A school year that began with a choreographed show of harmony between New York City’s schools chancellor, Joel I. Klein, and the president of its teachers’ union, Randi Weingarten, ended on Thursday in discord, with the release of a survey in which thousands of the city’s teachers voiced strong disapproval of Mr. Klein’s leadership.
Of more than 61,000 members of the union, the United Federation of Teachers, who responded to the survey, 85 percent disagreed with the statement that the chancellor’s emphasis on testing had improved education in their schools, while 82 percent said they believed Mr. Klein lacked “confidence in the expertise of his educators.”
The union’s survey, which can be found online at uft.org, mimicked one that the Department of Education has distributed to students, parents and teachers for the past two years, with the word “chancellor” substituted for “principal.”
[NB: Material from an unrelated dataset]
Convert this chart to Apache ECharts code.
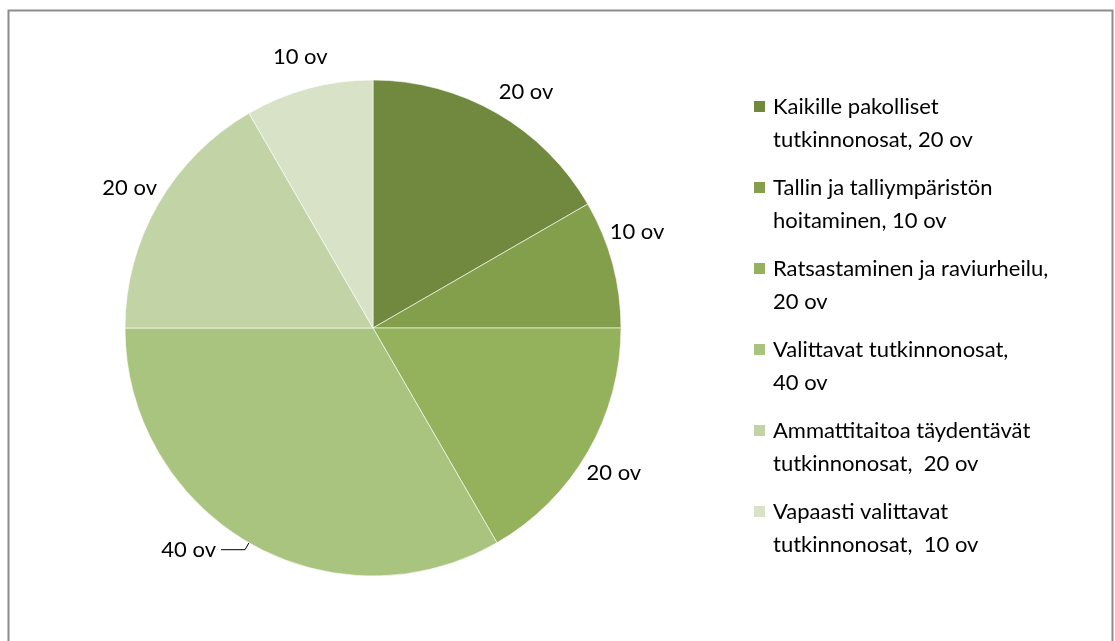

“The teachers in this city are incredibly heroic and incredibly selfless, because they’ve actually put their own views and the fact that they don’t feel that kind of respect from their boss aside to really help kids,” Ms. Weingarten said at a news conference on Thursday at the union’s headquarters in Lower Manhattan. “Could you imagine what the results would be if they felt respected and if the chancellor actually listened to what they were saying?”
At his own news conference hours earlier, Mr. Klein had questioned the survey methodology, noting that the questionnaires had been distributed by the union itself. Later, education officials pointed out that the survey was conducted as tension between the chancellor and the union escalated on issues including budget cuts and the chancellor’s desire to factor student test scores into teacher tenure decisions.
They also suggested that a survey distributed by union chapter leaders might not yield objective results, although union officials said the responses were confidential.
“Other people want to play politics, they can play politics,” Mr. Klein said. “I just know that fundamentally, I’m staying focused on the things that matter, getting the results that matter for our kids, and I’m grateful for the teachers for that.”
Later, Mayor Michael R. Bloomberg’s chief spokesman, Stu Loeser, issued a statement in response to the union survey, saying: “Chancellor Klein’s results speak for themselves.”
“Test scores and graduation rates are up, the achievement gap is narrowing, and our schools are safer than ever,” the statement said, adding that Mr. Klein “has brought accountability to a system that had none.”
Mr. Klein, who spoke on Thursday at the first graduation ceremony of the Bronx Lab School, a high-profile small high school created by the Bloomberg administration, told reporters that it had been a “great year,” and he praised innovations like assigning each school a letter grade. Since Mayor Bloomberg took control of the schools in 2002, he said, it had become “a very different school system,” adding, “There’s an energy and an excitement.”
At union headquarters, Ms. Weingarten conceded that it had been “a good year in terms of academic success for kids.” Indeed, on Monday, she stood by the chancellor’s side to celebrate the striking gains the city’s students had posted on state math and reading exams.
But on Thursday, Ms. Weingarten used the survey to suggest that climbing test scores were not enough. “Let’s focus on educating the whole child, not simply on test results,” she said.
The dueling messages were quite a distance from the political embrace Ms. Weingarten and Mr. Klein shared on the opening day of the school year, at Public School 53 in the Morrisania section of the Bronx, where they stood with the mayor and Eliot Spitzer, who was the governor then, to affirm their commitment to accountability.
As the school and union leaders assessed the year, dozens of students and parents marched to City Hall to protest overcrowding at several Manhattan schools, one issue Mr. Klein must confront in the coming months.
Eleanor Happy, who just finished first grade at Public School 89 in Battery Park City, shook a tambourine and carried a sign that said: “Stop, our school is going to pop!” P.S. 89 is one of several schools in rapidly growing neighborhoods that are bracing for a surge in kindergarten enrollment this fall.
Eleanor, who is 7, said that all in all, it had been “a pretty good year,” noting, “My teacher was a very nice teacher.”
Complaining about overcrowding, too, had its pluses. “I skipped a little bit of class to help give out pins,” she said, her eyes brightening. “I really like helping out.”